Testing your soil for nutrients and pH is important to provide your plants with the proper balance of the elements they need. If you are establishing a new lawn or landscaping, a soil test is strongly recommended. The cost of soil testing is minor in comparison to the cost of plant materials and labor. Correcting a problem before planting is much simpler and cheaper than afterwards.
Once your yard is established, continue to take periodic soil samples. While many people routinely lime their lawns, this can result in raising the pH too high. However, since many fertilizers tend to lower the pH, the pH may drop below desirable levels after several years, depending on fertilization and other soil factors.
Obtaining a Test
Home tests for pH, nitrogen, phosphorus, and potassium are available from garden centers. While these may give you a general idea of the nutrients in your soil, they are not as reliable as tests performed by the Cooperative Extension Service at land grant universities. University and other commercial testing services will provide more detail and you can request special tests for micronutrients if you suspect a problem. In addition to the analysis of nutrients in your soil, they often provide recommendations for the application of nutrients or on adjusting the pH.
TIP: Our expert gardening advisor, Karen Thurber adds, "You can find your local extension agent at, http://www.csrees.usda.gov/Extension/"
Understanding pH Results
The test for soil pH is very simple--pH is a measure of how acidic or alkaline your soil is. A pH of 7 is considered neutral. Below 7 is acidic and above 7 is alkaline. Since pH greatly influences plant nutrients, adjusting the pH will often correct a nutrient problem. At a high pH, several of the micronutrients become less available for plant uptake. Iron deficiency is a common problem even at a neutral pH on such plants as rhododendrons and blueberries. At very low pH, other micronutrients may be too available, resulting in a plant toxicity.
Phosphorus and potassium are tested regularly by commercial testing labs. While there are soil tests for nitrogen, these may be less reliable. Nitrogen is present in the soil in several forms and the forms can change rapidly. Therefore, a precise analysis of nitrogen is more difficult to obtain. Most university soil test labs do not routinely test for nitrogen. Home testing kits often contain a test for nitrogen which may give you a general idea of the presence of nitrogen, but again, due to the various transformations of nitrogen, the reading may not be reliable.
Organic matter is often part of a soil test. Soil organic matter is highly desirable. Organic matter has a large influence on soil structure. Good soil structure improves aeration and water movement and retention. This encourages increased microbial activity and root growth, both of which influence the availability of nutrients for plant growth. Soil organic matter also affects the availability of plant nutrients and how pesticides react in the soil. Soils high in organic matter tend to have a greater supply of plant nutrients compared to many soils low in organic matter.

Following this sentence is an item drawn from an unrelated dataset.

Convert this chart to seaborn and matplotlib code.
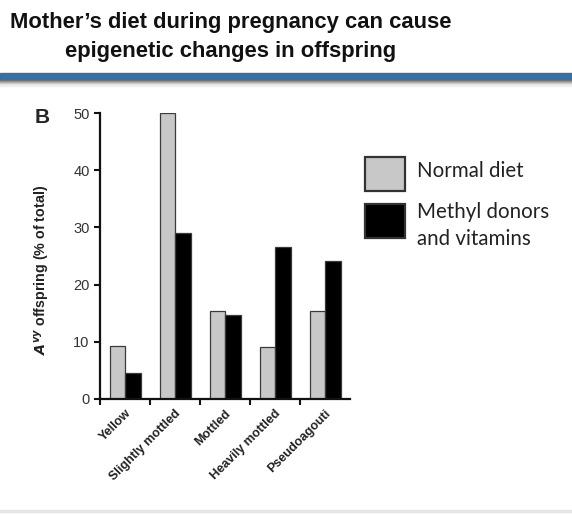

Organic matter tends to bind up some soil pesticides, reducing their effectiveness.
Tests for micronutrients are usually not performed unless there is reason to suspect a problem. Certain plants have greater requirements for specific micronutrients and may show deficiency symptoms. Iron deficiency is common on blueberries, rhododendrons, and pin oaks unless the soil is quite acidic. On these plants, the younger leaves will usually show signs of the deficiency first. The areas between the veins will be yellowish while the veins remain green. Other plants growing in the same soil will show no signs of a deficiency. In this case, altering the pH will often correct the problem.